We’ve been dancing around this topic for a while, so I’m going to come right out and say it: Hashtags are the new URL. Jack Dorsey & co. have said it since 2011, but nobody’s paid much attention. Now it’s time for marketers to face the music or get left behind.
Over the past few years, hashtags have stolen the spotlight, online and off. In 2011, Audi’s #ProgressIs was the first hashtag to appear in a Super Bowl commercial. 2012 brought us Nike+’s inspiring #MakeItCount. At the end of Kmart’s recent “Ship My Pants” ad, they provided a URL (kmart.com) and a hashtag (#shipmypants). Which one did you look up?
Offline, hashtags have even made their mark on the English language. In September 2013, Jimmy Fallon tapped into this phenomenon by creating a sketch with Justin Timberlake parodying the overuse of hashtags in our world today, specifically by Millennials. Not only has it received over 21 million views to date, it shows us that as ridiculous as it may be, hashtags are changing the way we communicate with each other and the way we craft marketing strategies.

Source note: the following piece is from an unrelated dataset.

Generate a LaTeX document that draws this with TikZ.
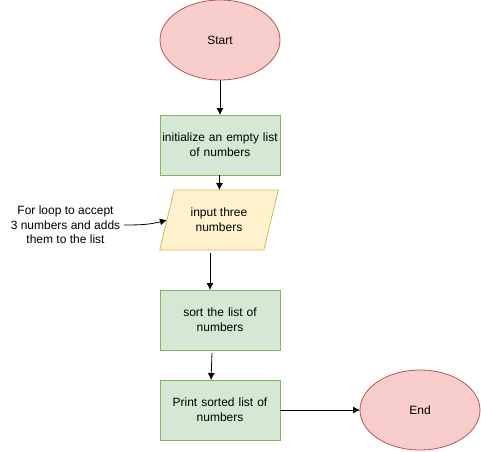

This may have English teachers across the country shaking their heads, but the fact of the matter is that hashtags are not going anywhere.
Now that hashtags are a standardized Internet format, they’re just as easy to remember as a URL, if not easier. And they’re widely used – earlier this year RadiumOne found that 58% of social media users regularly use hashtags. The study also showed that 42% of those users click on hashtags in posts to explore new content.
But where hashtags really win is consumer engagement, especially with Millennials. Hashtags don’t just push information at consumers as websites do, they create conversations. They give users a say, too – for better or for worse. (#McDStories, anyone?)
With the immense amount of information at Millennials’ fingertips each day, they have grown wise to most marketing efforts. Your best bet is to be honest and spark their curiosity with a hashtag that’s entertaining, relevant and engaging and leads to true conversation. By only using a URL, you miss the opportunity to engage Millennials and to get earned impressions for your brand as they share with their social networks.
Edelman found that eight out of ten Millennials will take action for a brand they trust. Hashtag campaigns give Millennials an immediate outlet for their opinions and make the jump from consumer to influencer that much easier. In a recent poll by Harris Interactive reported by eMarketer, nearly 70% of 18-34 year old social media users surveyed were at least somewhat likely to make a purchase after seeing a friend’s post. Far higher than any other generation. Meaning that encouraging hashtag use by your loyal Millennials not only leads to engagement but to purchase.
Hashtags have a lot going for them. They’re shorter, simpler and easier to remember. They’re dynamic and engaging. But most importantly, they direct consumers to have conversations about your brand. Welcome to the era of the hashtag.